# TASK GOAL
Pictures excluded, return the lines below from the first through the line holding "import matplotlib.dates as mdates".

— start SOURCE MATERIAL —

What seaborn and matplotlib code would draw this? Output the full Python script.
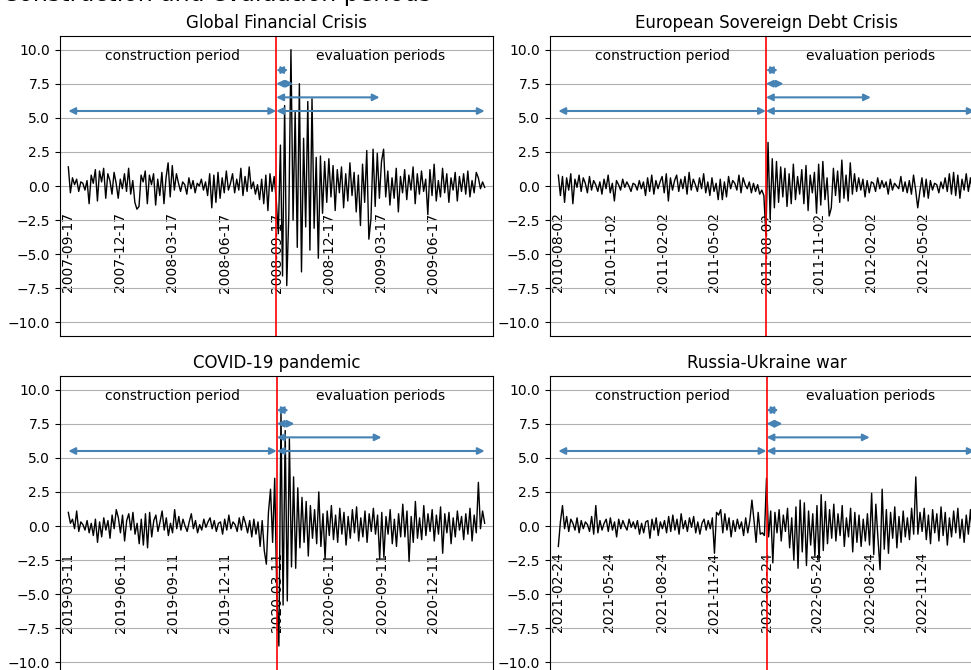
import pandas as pd
import seaborn as sns
import matplotlib.pyplot as plt
import matplotlib.dates as mdates

# values (standardised daily returns, thinned)
titles = ["Global Financial Crisis", "European Sovereign Debt Crisis", "COVID-19 pandemic", "Russia-Ukraine war"]
starts = ["2007-09-17", "2010-08-02", "2019-03-11", "2021-02-24"]
events = ["2008-09-15", "2011-08-01", "2020-03-11", "2022-02-24"]
ends = ["2009-09-15", "2012-08-01", "2021-03-11", "2023-02-24"]

ticks_gfc = ["2007-09-17", "2007-12-17", "2008-03-17", "2008-06-17", "2008-09-17", "2008-12-17", "2009-03-17", "2009-06-17"]
ticks_eu = ["2010-08-02", "2010-11-02", "2011-02-02", "2011-05-02", "2011-08-02", "2011-11-02", "2012-02-02", "2012-05-02"]
ticks_covid = ["2019-03-11", "2019-06-11", "2019-09-11", "2019-12-11", "2020-03-11", "2020-06-11", "2020-09-11", "2020-12-11"]
ticks_ru = ["2021-02-24", "2021-05-24", "2021-08-24", "2021-11-24", "2022-02-24", "2022-05-24", "2022-08-24", "2022-11-24"]

gfc_pre = [1.4, -0.5, 0.6, 0.1, 0.5, -0.4, 0.3, 0.2, -0.3, 0.4, -1.3, 0.8, 0.2, 1.2, -1.1, 1.1, 0.3, 1.3, -0.9, 0.9,
           0.4, -0.6, 1.0, 0.2, -0.9, 0.5, -0.2, 0.9, -0.4, 1.3, -0.6, 0.4, -1.2, -1.7, -1.5, 0.8, 0.3, 1.1, -1.3, 0.8,
           0.1, 0.9, -1.4, 0.5, -0.7, 1.0, -1.3, 0.6, 1.7, -0.8, 1.5, -0.3, 0.9, 0.2, -0.4, 0.3, 0.1, -0.6, 0.6, -0.2,
           0.4, -0.5, 0.2, 0.0, 0.5, -0.3, 0.3, -0.7, 0.9, -1.6, 0.8, -1.2, 1.0, -0.9, 0.6, -0.5, 1.1, -0.3, 0.2, 0.9,
           -0.5, 0.5, -0.3, 1.3, -0.7, 0.7, -0.4, 1.4, -0.2, 0.3, -0.6, 0.1, -1.0, 0.5, -1.3, 0.8, -1.8, 0.9, -0.4, 0.7]
gfc_post = [-1.0, -3.5, 3.0, -6.6, 5.9, -7.3, -2.0, 10.0, -2.5, 5.5, -4.5, 7.5, -6.3, 3.5, -3.0, 6.2, -4.7, 6.4, -3.1, 2.1,
            -5.3, 2.2, -2.0, 1.8, -1.2, 2.0, -0.8, 1.5, -1.8, 1.2, -0.5, 1.4, -1.6, 0.9, -1.1, 1.7, -0.7, 1.0, -1.9, 0.8,
            -2.9, 1.6, -1.2, 2.6, -3.9, -2.4, 2.7, -1.5, 2.4, -0.9, 1.8, 2.7, -0.8, 1.1, -1.4, 0.6, -0.9, 1.3, -1.9, 0.7,
            -0.5, 1.2, -1.0, 0.8, -0.3, 1.4, -1.3, 0.9, -0.6, 1.1, -0.4, 0.5, -2.1, 1.2, -0.7, 1.6, -1.1, 0.4, -0.8, 1.3,
            -0.5, 0.9, -1.2, 0.6, -0.3, 1.0, -1.1, 0.7, -0.4, 0.9, -0.6, 1.1, -0.8, 0.4, -0.5, 1.0, 0.6, -0.2, 0.3, -0.1]

eu_pre = [0.8, -0.7, 0.7, -1.2, 0.6, -0.3, 0.9, -1.3, 0.5, -0.1, 0.8, -0.4, 0.6, 0.2, -0.5, 0.7, -0.3, 0.4, 0.1, -0.4,
          0.3, -0.6, 0.5, -0.2, 0.8, -0.5, 0.2, -1.1, 0.4, 0.1, -0.3, 0.5, -0.1, 0.3, 0.0, -0.4, 0.2, 0.1, -0.3, 0.4,
          -0.2, 0.3, -0.7, 0.6, -0.4, 0.8, -0.6, 0.4, -0.2, 0.3, 0.7, -0.5, 0.9, -1.1, 0.6, -0.3, 0.4, 0.8, -0.4, 0.5,
          -0.2, 0.7, -0.6, 1.0, -0.3, 0.5, 0.1, -0.4, 0.6, -0.2, 0.9, -0.5, 0.3, -0.7, 0.6, -0.4, 0.2, -1.0, 0.5, -1.0,
          0.3, -0.8, 0.7, -0.2, 0.4, 0.2, -0.3, 0.8, -0.5, 0.6, 0.1, -0.2, 0.3, -0.5, 0.2, -0.4, 0.1, -0.6, -0.3, -0.7]
eu_post = [-3.6, 3.2, -2.4, 2.0, -1.6, 1.8, -1.2, 1.4, -0.8, 1.3, -1.5, 0.9, -1.3, 1.6, -1.0, 0.7, -0.6, 1.2, -1.3, 1.5,
           -1.8, 0.8, -0.5, 1.0, -2.0, 1.6, -1.4, 1.8, -1.0, 0.6, -2.2, -1.6, 1.3, -0.7, 1.1, -1.2, 1.9, -0.9, 0.8, -1.1,
           1.7, -0.6, 0.9, -0.4, 0.6, -0.3, 0.5, -0.8, 0.4, -0.5, 0.3, 0.2, -0.4, 0.6, -0.2, 0.4, -0.1, 0.3, -0.6, 0.5,
           -0.3, 0.2, 0.0, -0.2, 0.7, -0.4, 0.3, -0.5, 0.4, -0.6, 0.8, -0.3, -1.6, -0.4, 0.6, -0.8, 0.5, -0.9, 0.4, -0.3,
           0.2, 0.1, -0.5, 0.3, -0.2, 0.6, -0.4, 0.9, -0.6, 1.0, -0.7, 0.8, -0.9, 0.5, -0.3, 0.9, -0.4, 0.6, -0.5, -0.2]

covid_pre = [1.0, 0.2, 0.5, -0.2, 1.1, -0.4, 0.3, 0.1, -0.3, 0.4, -0.5, 0.2, -0.7, 0.5, -1.2, 0.3, -0.8, 0.6, -0.3, 0.4,
             -0.9, 0.8, -0.2, 1.2, 0.6, -0.5, 0.8, -1.1, 0.4, 0.9, -0.3, 1.0, -0.6, 0.2, -1.3, 0.5, -1.4, 0.9, -1.6, 1.0,
             -0.8, 0.4, 0.8, -0.4, 0.3, 1.1, -0.3, 0.6, -0.7, 0.2, -0.5, 1.2, -0.2, 0.7, -0.3, 0.5, 0.0, -0.4, 0.3, 0.9,
             -0.2, 0.4, -0.5, 0.1, -0.3, 0.5, -0.1, 0.3, 0.6, -0.2, 0.4, -0.4, 0.2, 0.3, -0.6, 0.5, -0.3, 0.8, -0.2, 0.3,
             0.1, -0.4, 0.6, -0.3, 0.7, 0.2, -0.5, 0.4, -0.8, 0.5, -0.6, 0.3, -1.5, 0.4, -1.8, -2.8, 1.0, 2.7, -1.2, 3.5]
covid_post = [-4.9, -8.8, 8.3, -5.8, 7.0, -5.5, 6.4, -3.0, 3.6, -3.1, 2.8, -1.6, 2.1, -1.2, 1.8, -2.2, 1.5, -0.9, 1.2, -1.3,
              2.5, -1.5, 0.9, -2.4, 1.1, -0.7, 1.5, -1.0, 0.8, -1.2, 1.3, -0.6, 1.0, -1.4, 0.7, -0.9, 1.2, -0.5, 1.4, -1.1,
              0.6, -0.8, 1.1, -1.2, 0.9, -0.4, 1.3, -0.6, 0.8, -2.4, 1.0, -2.3, 0.7, -0.6, 1.2, -1.3, 0.5, -1.5, 0.9, -0.8,
              1.6, -0.8, 1.1, -2.6, 0.7, -1.2, 1.8, -0.9, 0.6, -1.0, 1.5, -0.7, 0.9, -0.4, 1.2, -1.1, 0.8, -0.6, 1.4, -2.0,
              0.9, -0.5, 1.0, -1.3, 0.6, -0.8, 1.1, -0.3, 0.7, -1.0, 0.9, -0.6, 1.3, -1.1, 0.8, -0.5, 3.2, -0.2, 1.1, 0.2]

ru_pre = [-1.5, 0.3, 1.5, -0.2, 0.7, -0.4, 0.5, 0.2, -0.3, 0.6, -0.5, 0.4, -0.2, 0.3, 0.1, -0.4, 0.7, -0.6, 1.5, -0.5,
          0.4, -0.3, 0.2, 0.5, -0.4, 0.6, -0.3, 0.3, -0.8, 0.5, -0.2, 0.4, 0.0, -0.3, 0.5, -0.1, 0.3, -0.2, 0.4, -0.6,
          0.2, -0.5, 0.3, 0.4, -0.9, 0.5, -0.3, 0.6, -0.7, 0.3, -0.2, 0.4, -0.5, 0.7, -0.4, 0.8, -0.3, 0.5, -0.6, 0.9,
          -0.2, 0.4, -0.4, 0.6, -0.1, 0.7, -0.5, 0.3, -0.6, 0.2, 0.5, -0.3, 0.4, -0.2, 0.6, -2.0, 1.0, 0.8, 1.2, -0.5,
          0.9, -0.3, 0.6, -0.8, 0.4, -0.4, 0.5, -0.2, 0.3, -0.7, 0.6, -0.5, 0.4, 1.9, 0.4, -1.2, 1.0, -0.6, -0.5, -0.7]
ru_post = [3.5, -0.8, 1.1, -2.7, 1.0, -0.5, 1.2, -1.1, 0.8, -0.4, 1.3, -1.6, 0.6, -2.5, 1.4, -3.1, 1.9, -1.9, 1.7, -2.9,
           1.1, -1.4, 0.9, -2.2, 1.5, -2.6, 2.3, -1.8, 1.8, -1.3, 1.2, -0.9, 1.6, -1.1, 0.9, -0.7, 1.5, -1.5, 0.6, -0.8,
           1.3, -1.9, 1.0, -1.2, 0.8, -1.5, 0.5, -1.1, 0.9, -1.4, 2.4, -2.1, 1.6, -0.9, -3.2, 2.7, -1.7, 1.2, -2.0, 1.0,
           -0.9, 1.4, -1.6, 0.7, -1.2, 1.1, -0.8, 0.6, -1.0, 1.3, -0.6, 3.6, -0.6, 1.0, -0.4, 1.3, -1.0, 0.8, -1.3, 1.2,
           -0.5, 0.9, -1.1, 1.4, -0.7, 1.0, -1.4, 0.6, -0.8, 1.1, -0.5, 1.3, -0.9, 0.5, -1.2, 0.8, -0.6, 1.2, -1.0, -0.9]

all_ticks = [ticks_gfc, ticks_eu, ticks_covid, ticks_ru]
all_pre = [gfc_pre, eu_pre, covid_pre, ru_pre]
all_post = [gfc_post, eu_post, covid_post, ru_post]
# evaluation horizons, top to bottom
horizons = [pd.DateOffset(weeks=3), pd.DateOffset(months=1), pd.DateOffset(months=6), pd.DateOffset(years=1)]
arrow_y = [8.5, 7.5, 6.5, 5.5]

W, H = 971, 670
fig = plt.figure(figsize=(W / 100, H / 100), dpi=100)
boxes = [(60, 334), (550, 334), (60, -6), (550, -6)]

for k in range(4):
    x0, y0 = boxes[k]
    ax = fig.add_axes([x0 / W, y0 / H, 433 / W, 300 / H])
    start, event, end = pd.Timestamp(starts[k]), pd.Timestamp(events[k]), pd.Timestamp(ends[k])
    d_pre = pd.date_range(start, event, periods=len(all_pre[k]) + 1)[:-1]
    d_post = pd.date_range(event, end, periods=len(all_post[k]))
    df = pd.DataFrame({"date": list(d_pre) + list(d_post), "ret": all_pre[k] + all_post[k]})
    sns.lineplot(data=df, x="date", y="ret", ax=ax, color="black", lw=1)
    ax.axvline(event, color="red", lw=1.2)
    ax.set_ylim(-11, 11)
    ax.set_yticks([-10, -7.5, -5, -2.5, 0, 2.5, 5, 7.5, 10])
    ax.margins(x=0.02)
    ax.grid(axis="y")
    ax.set_axisbelow(True)
    ax.set_xticks(pd.to_datetime(all_ticks[k]))
    ax.set_xticklabels(all_ticks[k], rotation=90)
    ax.tick_params(axis="x", length=0, pad=-89)
    ax.set_xlabel("")
    ax.set_ylabel("")
    ax.set_title(titles[k], fontsize=12)

    s, e = mdates.date2num(start), mdates.date2num(event)
    aprops = dict(arrowstyle="<|-|>", color="steelblue", lw=1.5, shrinkA=0, shrinkB=0)
    ax.annotate("", xy=(e, 5.5), xytext=(s, 5.5), arrowprops=aprops)
    for h, yy in zip(horizons, arrow_y):
        ax.annotate("", xy=(mdates.date2num(event + h), yy), xytext=(e, yy), arrowprops=aprops)
    ax.text(start + (event - start) / 2, 9.5, "construction period", ha="center", va="center", fontsize=10)
    ax.text(event + (end - event) / 2, 9.5, "evaluation periods", ha="center", va="center", fontsize=10)

fig.text(2 / W, 1 - 1 / H, "Construction and evaluation periods", fontsize=17, ha="left", va="baseline")
fig.savefig("out.png", dpi=100)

— end SOURCE MATERIAL —

# RESULT
What seaborn and matplotlib code would draw this? Output the full Python script.
import pandas as pd
import seaborn as sns
import matplotlib.pyplot as plt
import matplotlib.dates as mdates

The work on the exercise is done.